Print the entries below exactly as they appear, from the first line up to and including the line with "plt.rcParams['mathtext.sf'] = 'Liberation". Do not print any pictures.

--- Start INFORMATION GIVEN ---

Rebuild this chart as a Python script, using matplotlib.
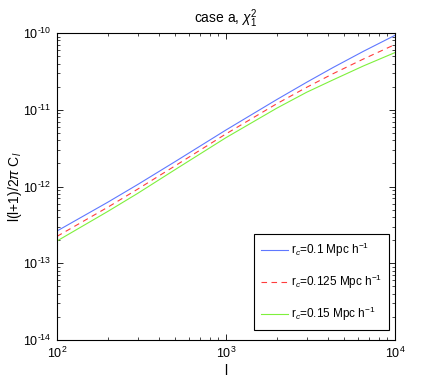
import matplotlib
matplotlib.use("Agg")
import matplotlib.pyplot as plt
from matplotlib.ticker import LogLocator, NullFormatter, FuncFormatter, FixedLocator
import numpy as np

plt.rcParams['font.family'] = ['Liberation Sans', 'DejaVu Sans']
plt.rcParams['mathtext.fontset'] = 'custom'
plt.rcParams['mathtext.rm'] = 'Liberation Sans'
plt.rcParams['mathtext.it'] = 'Liberation Sans:italic'
plt.rcParams['mathtext.sf'] = 'Liberation Sans'

# multipoles and l(l+1)/2pi C_l for three core radii
ell = [100, 200, 300, 500, 1000, 2000, 3000, 4300, 6500, 10000]
cl_r010 = [2.63e-13, 6.25e-13, 1.06e-12, 2.11e-12, 5.45e-12,
           1.36e-11, 2.28e-11, 3.55e-11, 5.77e-11, 9.33e-11]
cl_r0125 = [2.24e-13, 5.38e-13, 9.23e-13, 1.86e-12, 4.85e-12,
            1.20e-11, 1.96e-11, 2.95e-11, 4.58e-11, 7.08e-11]
cl_r015 = [1.95e-13, 4.74e-13, 8.13e-13, 1.66e-12, 4.33e-12,
           1.05e-11, 1.69e-11, 2.45e-11, 3.72e-11, 5.56e-11]
labels = [r'r$_c$=0.1 Mpc h$^{-1}$', r'r$_c$=0.125 Mpc h$^{-1}$',
          r'r$_c$=0.15 Mpc h$^{-1}$']
xticks = [1e2, 1e3, 1e4]
yticks = [1e-14, 1e-13, 1e-12, 1e-11, 1e-10]


def pow10(v, pos):
    e = int(round(np.log10(v)))
    return '10$^{\\mathregular{%s}}$' % str(e).replace('-', '\u2010')


fig = plt.figure(figsize=(4.36, 3.82), dpi=100)
ax = fig.add_axes([57/436, 1-340/382, 338/436, 307/382])

ax.loglog(ell, cl_r010, color='#5f78ff', lw=0.8, label=labels[0])
ax.loglog(ell, cl_r0125, color='#ff3c3c', lw=0.8, ls=(0, (5, 4)), label=labels[1])
ax.loglog(ell, cl_r015, color='#7ff03c', lw=0.8, label=labels[2])

ax.set_xlim(1e2, 1e4)
ax.set_ylim(1e-14, 1e-10)
ax.xaxis.set_major_locator(FixedLocator(xticks))
ax.yaxis.set_major_locator(FixedLocator(yticks))
ax.yaxis.set_minor_locator(LogLocator(base=10, subs=range(2, 10), numticks=20))
ax.xaxis.set_major_formatter(FuncFormatter(pow10))
ax.yaxis.set_major_formatter(FuncFormatter(pow10))
ax.xaxis.set_minor_formatter(NullFormatter())
ax.yaxis.set_minor_formatter(NullFormatter())
ax.tick_params(which='both', direction='in', top=True, right=True, labelsize=9)
ax.tick_params(which='major', length=4, width=0.6, pad=4)
ax.tick_params(which='minor', length=2, width=0.5)
for s in ax.spines.values():
    s.set_linewidth(0.8)

ax.set_title(r'case a, $\chi_1^2$', fontsize=10, pad=7)
ax.set_xlabel('l', fontsize=10, labelpad=2)
ax.set_ylabel(r'l(l+1)/2$\pi$ C$_l$', fontsize=10)
ax.yaxis.set_label_coords(-0.097, 0.5)

leg = ax.legend(loc='lower right', bbox_to_anchor=(0.982, 0.033), fontsize=8.5,
                labelspacing=1.15, handlelength=2.3, handletextpad=0.2,
                borderpad=0.6, borderaxespad=0, fancybox=False, framealpha=1)
leg.get_frame().set_edgecolor('black')
leg.get_frame().set_linewidth(0.8)

fig.savefig('out.png', dpi=100)
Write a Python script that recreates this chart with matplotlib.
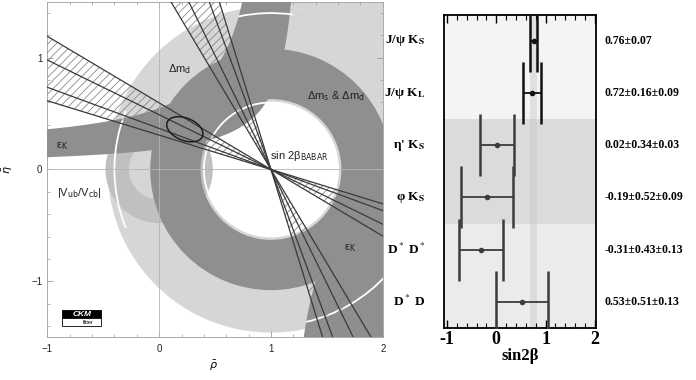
import numpy as np
import matplotlib
matplotlib.use("Agg")
import matplotlib.pyplot as plt
from matplotlib.patches import Wedge, Polygon, Ellipse, Rectangle, Arc
from matplotlib.ticker import MultipleLocator
import matplotlib.transforms as mtrans

plt.rcParams['hatch.linewidth'] = 0.6

# ---------------- right panel data (sin2beta measurements) ----------------
modes = ["J/ψ K$_\\mathbf{S}$", "J/ψ K$_\\mathbf{L}$", "η' K$_\\mathbf{S}$",
         "φ K$_\\mathbf{S}$", "D$^*$ D$^*$", "D$^*$ D"]
central = [0.76, 0.72, 0.02, -0.19, -0.31, 0.53]
stat_err = [0.07, 0.16, 0.34, 0.52, 0.43, 0.51]
syst_err = [0.00, 0.09, 0.03, 0.09, 0.13, 0.13]
value_labels = ["0.76±0.07", "0.72±0.16±0.09", "0.02±0.34±0.03",
                "-0.19±0.52±0.09", "-0.31±0.43±0.13", "0.53±0.51±0.13"]
row_bg = ['#f4f4f4', '#f4f4f4', '#dbdbdb', '#dbdbdb', '#ebebeb', '#ebebeb']
bar_colors = ['#111111', '#111111', '#3c3c3c', '#3c3c3c', '#3c3c3c', '#3c3c3c']
avg_band = [0.69, 0.82]
right_ticks = [-1, 0, 1, 2]

# ---------------- left panel data (rho-eta plane constraints) ----------------
apex = (1.0, 0.0)
vub_radii = [0.27, 0.48]          # |Vub/Vcb| ring around (0,0)
dmd_radii = [0.60, 1.46]          # Delta m_d ring around (1,0)
dms_radii = [0.63, 1.08]          # Delta m_s & Delta m_d ring around (1,0)
white_arc_radii = [0.60, 1.40, 1.40, 1.40]
white_arc_span = [(0, 360), (82, 102), (158, 202), (283, 318)]
epsk_outer = (1.0476, 0.4076, 0.161)   # eta = b/(a-rho)+c
epsk_inner = (1.325, 0.2157, 0.017)
beta_deg = [17.1, 20.2, 26.1, 30.8]     # sin2beta wedge boundaries
ellipse_center = (0.23, 0.36)
ellipse_size = (0.34, 0.20)
ellipse_angle = -22
left_xticks = [-1, 0, 1, 2]
left_yticks = [-1, 0, 1]

light, vubc, dark = '#d6d6d6', '#c0c0c0', '#8f8f8f'

fig = plt.figure(figsize=(6.96, 3.8), dpi=100)

# ============================ LEFT PANEL ============================
ax = fig.add_axes([0.068, 0.113, 0.482, 0.882])
ax.set_xlim(-1, 2)
ax.set_ylim(-1.5, 1.5)

# Delta m_d (light)
ax.add_patch(Wedge(apex, 3.0, 0, 90, width=3.0 - dmd_radii[1], fc=light, ec='none', zorder=1))
ax.add_patch(Wedge(apex, dmd_radii[1], 0, 360, width=dmd_radii[1] - dmd_radii[0],
                   fc=light, ec='none', zorder=1))
# |Vub/Vcb|
ax.add_patch(Wedge((0, 0), vub_radii[1], 0, 360, width=vub_radii[1] - vub_radii[0],
                   fc=vubc, ec='none', zorder=2))

# epsilon_K band
def hyper(p, rho):
    a, b, c = p
    return b / (a - rho) + c

def rho_at(p, eta):
    a, b, c = p
    return a - b / (eta - c)

r1 = np.linspace(-1.2, rho_at(epsk_outer, 1.7), 300)
r2 = np.linspace(-1.2, rho_at(epsk_inner, 1.7), 300)
up = np.vstack([np.column_stack([r1, hyper(epsk_outer, r1)]),
                np.column_stack([r2, hyper(epsk_inner, r2)])[::-1]])
ax.add_patch(Polygon(up, closed=True, fc=dark, ec='none', zorder=3))
r3 = np.linspace(rho_at(epsk_outer, -1.7), 2.2, 300)
lo = np.vstack([np.column_stack([r3, hyper(epsk_outer, r3)]), [[2.2, -1.7]]])
ax.add_patch(Polygon(lo, closed=True, fc=dark, ec='none', zorder=3))

# Delta m_s & Delta m_d (dark)
ax.add_patch(Wedge(apex, dms_radii[1], 0, 360, width=dms_radii[1] - dms_radii[0],
                   fc=dark, ec='none', zorder=4))

# white arcs
for r, (t1, t2) in zip(white_arc_radii, white_arc_span):
    ax.add_patch(Arc(apex, 2 * r, 2 * r, theta1=t1, theta2=t2, color='white', lw=1.3, zorder=5))

# axis lines
ax.axhline(0, color='#b5b5b5', lw=0.6, zorder=5.5)
ax.axvline(0, color='#b5b5b5', lw=0.6, zorder=5.5)

# sin2beta wedges
L = 6.0
def d(theta):
    t = np.deg2rad(theta)
    return np.array([np.cos(t), np.sin(t)])

A = np.array(apex)
for angles in ([180 - b for b in beta_deg], [90 + b for b in beta_deg]):
    for s in (1, -1):
        pts = [A, A + s * L * d(min(angles)), A + s * L * d(max(angles))]
        ax.add_patch(Polygon(pts, closed=True, fill=False, hatch='////',
                             edgecolor='#8a8a8a', lw=0, zorder=6))
    for ang in angles:
        p0, p1 = A - L * d(ang), A + L * d(ang)
        ax.plot([p0[0], p1[0]], [p0[1], p1[1]], color='#3a3a3a', lw=0.9, zorder=7)

ax.add_patch(Ellipse(ellipse_center, ellipse_size[0], ellipse_size[1], angle=ellipse_angle,
                     fill=False, ec='#1e1e1e', lw=1.1, zorder=8))

# labels
tk = dict(fontsize=8, color='#222222', family='Liberation Sans', zorder=9,
          math_fontfamily='dejavusans')
ax.text(0.18, 0.90, "Δm$_\\mathrm{d}$", ha='center', va='center', **tk)
ax.text(1.585, 0.66, "Δm$_\\mathrm{s}$ & Δm$_\\mathrm{d}$", ha='center', va='center', **tk)
ax.text(-0.865, 0.21, "ε$_\\mathrm{K}$", ha='center', va='center', **tk)
ax.text(1.71, -0.70, "ε$_\\mathrm{K}$", ha='center', va='center', **tk)
ax.text(0.99, 0.12, "sin 2β$_\\mathrm{BABAR}$", ha='left', va='center', **tk)
ax.text(-0.71, -0.21, "|V$_\\mathrm{ub}$/V$_\\mathrm{cb}$|", ha='center', va='center', **tk)

# CKMfitter logo
ax.add_patch(Rectangle((-0.865, -1.332), 0.347, 0.074, fc='black', ec='black', lw=0.6, zorder=9))
ax.add_patch(Rectangle((-0.865, -1.40), 0.347, 0.068, fc='white', ec='black', lw=0.6, zorder=9))
ax.text(-0.69, -1.295, "CKM", color='white', fontsize=6, fontweight='bold', style='italic',
        ha='center', va='center', family='Liberation Sans', zorder=10)
ax.text(-0.63, -1.366, "fitter", color='black', fontsize=4, ha='center', va='center',
        family='Liberation Sans', zorder=10)

ax.set_xticks(left_xticks)
ax.set_yticks(left_yticks)
ax.xaxis.set_minor_locator(MultipleLocator(0.2))
ax.yaxis.set_minor_locator(MultipleLocator(0.2))
ax.tick_params(which='both', direction='in', top=True, right=True, colors='#999999',
               labelcolor='#222222', labelsize=7)
ax.tick_params(which='major', length=4, width=0.6)
ax.tick_params(which='minor', length=2, width=0.5)
for lab in ax.get_xticklabels() + ax.get_yticklabels():
    lab.set_family('Liberation Sans')
ax.tick_params(axis='x', pad=5)
for sp in ax.spines.values():
    sp.set_color('#aaaaaa')
    sp.set_linewidth(0.7)
fig.text(213 / 696, 1 - 366 / 380, r'$\bar{\rho}$', fontsize=8, ha='center', va='center')
fig.text(8 / 696, 1 - 170 / 380, r'$\bar{\eta}$', fontsize=8, ha='center', va='center', rotation=90)

# ============================ RIGHT PANEL ============================
bx = fig.add_axes([0.638, 0.137, 0.218, 0.824])
bx.set_xlim(-1.06, 2.02)
bx.set_ylim(len(modes) - 0.5, -0.5)
y = np.arange(len(modes))
for yi, c in zip(y, row_bg):
    bx.axhspan(yi - 0.5, yi + 0.5, color=c, lw=0, zorder=0)
bx.axvspan(avg_band[0], avg_band[1], color='#c8c8c8', alpha=0.45, lw=0, zorder=1)

tot = np.sqrt(np.array(stat_err) ** 2 + np.array(syst_err) ** 2)
for yi, c0, e, col in zip(y, central, tot, bar_colors):
    bx.errorbar(c0, yi, xerr=e, fmt='o', ms=3, color=col, ecolor=col, capsize=22,
                capthick=1.8, elinewidth=1.3, zorder=3)

sf = dict(family='Liberation Serif', fontweight='bold', math_fontfamily='stix')
tr = mtrans.blended_transform_factory(bx.transAxes, bx.transData)
for yi, m, v in zip(y, modes, value_labels):
    bx.text(-0.125, yi, m, transform=tr, ha='right', va='center', fontsize=9.5, **sf)
    bx.text(1.06, yi, v, transform=tr, ha='left', va='center', fontsize=8.5, **sf)

bx.set_yticks([])
bx.set_xticks(right_ticks)
bx.xaxis.set_minor_locator(MultipleLocator(0.2))
bx.tick_params(which='both', direction='in', top=True, bottom=True, labelsize=13)
bx.tick_params(which='major', length=6, width=1.0)
bx.tick_params(which='minor', length=3.5, width=0.8)
bx.set_xticklabels([str(t) for t in right_ticks], **sf)
bx.tick_params(axis='x', pad=2)
bx.set_xlabel("sin2β", fontsize=12, labelpad=0, **sf)
for sp in bx.spines.values():
    sp.set_linewidth(1.3)

fig.savefig("out.png", dpi=100)
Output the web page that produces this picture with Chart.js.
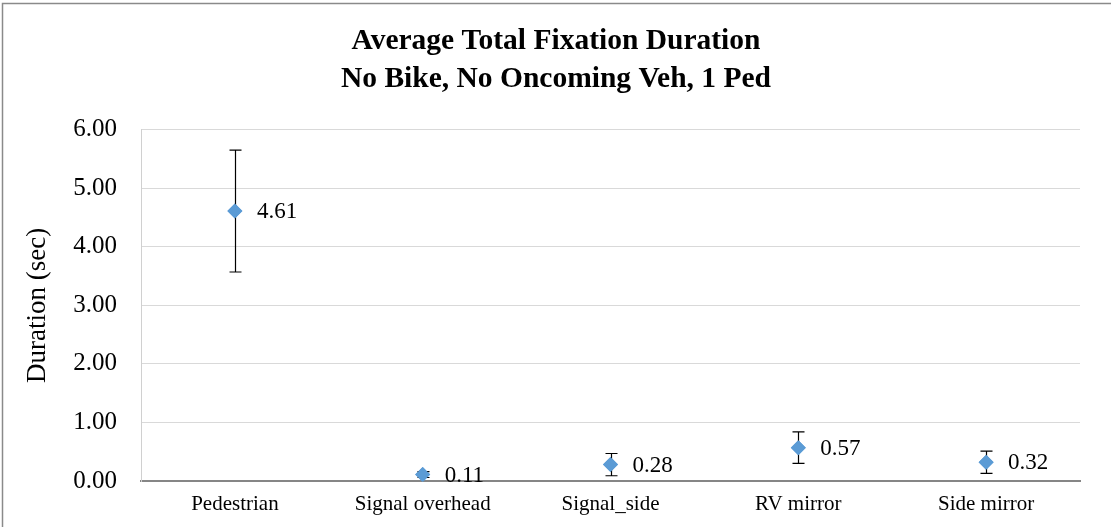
<!DOCTYPE html>
<html>
<head>
<meta charset="utf-8">
<style>
  html, body { margin: 0; padding: 0; background: #ffffff; }
  #wrap { width: 1111px; height: 527px; position: relative; }
</style>
<script src="https://cdn.jsdelivr.net/npm/chart.js@4.4.1/dist/chart.umd.min.js"></script>
</head>
<body>
<div id="wrap"><canvas id="chart" width="1111" height="527"></canvas></div>
<script>
// Fixation duration per area of interest (seconds)
const categories = ['Pedestrian', 'Signal overhead', 'Signal_side', 'RV mirror', 'Side mirror'];
const meanDuration = [4.61, 0.11, 0.28, 0.57, 0.32];
const errorMargin = [1.04, 0.05, 0.19, 0.27, 0.19];
const yTicks = [0, 1, 2, 3, 4, 5, 6];

const SERIF = '"Liberation Serif", "Times New Roman", serif';

// Vertical error bars with caps, drawn through the y scale
const errorBars = {
  id: 'errorBars',
  afterDatasetsDraw(chart) {
    const ctx = chart.ctx;
    const meta = chart.getDatasetMeta(0);
    const y = chart.scales.y;
    ctx.save();
    ctx.strokeStyle = '#000000';
    ctx.lineWidth = 1.2;
    meta.data.forEach((pt, i) => {
      const top = y.getPixelForValue(meanDuration[i] + errorMargin[i]);
      const bot = y.getPixelForValue(meanDuration[i] - errorMargin[i]);
      const x = Math.round(pt.x) + 0.5;
      ctx.beginPath();
      ctx.moveTo(x, top); ctx.lineTo(x, bot);
      ctx.moveTo(x - 6, top); ctx.lineTo(x + 6, top);
      ctx.moveTo(x - 6, bot); ctx.lineTo(x + 6, bot);
      ctx.stroke();
    });
    ctx.restore();
  }
};

// Redraw markers over the bars and print each mean to the right of its point
const valueLabels = {
  id: 'valueLabels',
  afterDatasetsDraw(chart) {
    const ctx = chart.ctx;
    const meta = chart.getDatasetMeta(0);
    ctx.save();
    meta.data.forEach(pt => pt.draw(ctx, chart.chartArea));
    ctx.fillStyle = '#000000';
    ctx.font = '23px ' + SERIF;
    ctx.textAlign = 'left';
    ctx.textBaseline = 'middle';
    meta.data.forEach((pt, i) => {
      ctx.fillText(meanDuration[i].toFixed(2), pt.x + 22, pt.y + 1);
    });
    ctx.restore();
  }
};

// Outer frame of the chart
const frame = {
  id: 'frame',
  beforeDraw(chart) {
    const ctx = chart.ctx;
    ctx.save();
    ctx.fillStyle = '#ffffff';
    ctx.fillRect(0, 0, chart.width, chart.height);
    ctx.strokeStyle = '#8a8a8a';
    ctx.lineWidth = 1.5;
    ctx.beginPath();
    ctx.moveTo(2.5, chart.height);
    ctx.lineTo(2.5, 3.5);
    ctx.lineTo(chart.width, 3.5);
    ctx.stroke();
    ctx.restore();
  }
};

new Chart(document.getElementById('chart'), {
  type: 'line',
  data: {
    labels: categories,
    datasets: [{
      label: 'Average Total Fixation Duration',
      data: meanDuration,
      showLine: false,
      pointStyle: 'rectRot',
      pointRadius: 7.5,
      pointHoverRadius: 7.5,
      pointBackgroundColor: '#5b9bd5',
      pointBorderColor: '#5b9bd5',
      pointBorderWidth: 0
    }]
  },
  options: {
    responsive: false,
    animation: false,
    events: [],
    layout: { padding: { left: 32, right: 31, top: 0, bottom: 0 } },
    plugins: {
      legend: { display: false },
      tooltip: { enabled: false },
      title: {
        display: true,
        text: ['Average Total Fixation Duration', 'No Bike, No Oncoming Veh, 1 Ped'],
        color: '#000000',
        font: { family: SERIF, size: 29.5, weight: 'bold', lineHeight: 1.3 },
        padding: { top: 22, bottom: 31 }
      }
    },
    scales: {
      x: {
        offset: true,
        grid: { display: false, drawTicks: false },
        border: { display: true, color: '#868686', width: 2 },
        ticks: { color: '#000000', font: { family: SERIF, size: 21 }, padding: 11, maxRotation: 0 },
        afterFit(scale) { scale.height = 46; }
      },
      y: {
        min: 0,
        max: 6,
        afterBuildTicks(scale) { scale.ticks = yTicks.map(v => ({ value: v })); },
        grid: { color: '#d9d9d9', lineWidth: 1, drawTicks: false },
        border: { display: true, color: '#d0d0d0', width: 1 },
        ticks: {
          color: '#000000',
          font: { family: SERIF, size: 25 },
          padding: 24,
          callback: v => Number(v).toFixed(2)
        },
        title: {
          display: true,
          text: 'Duration (sec)',
          color: '#000000',
          font: { family: SERIF, size: 27 },
          padding: { top: -10, bottom: 0 }
        },
        afterFit(scale) { scale.width = 109; }
      }
    }
  },
  plugins: [frame, errorBars, valueLabels]
});
</script>
</body>
</html>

--- End INFORMATION GIVEN ---

SOLUTION TO THIS PROBLEM:
Rebuild this chart as a Python script, using matplotlib.
import matplotlib
matplotlib.use("Agg")
import matplotlib.pyplot as plt
from matplotlib.ticker import LogLocator, NullFormatter, FuncFormatter, FixedLocator
import numpy as np

plt.rcParams['font.family'] = ['Liberation Sans', 'DejaVu Sans']
plt.rcParams['mathtext.fontset'] = 'custom'
plt.rcParams['mathtext.rm'] = 'Liberation Sans'
plt.rcParams['mathtext.it'] = 'Liberation Sans:italic'
plt.rcParams['mathtext.sf'] = 'Liberation Sans'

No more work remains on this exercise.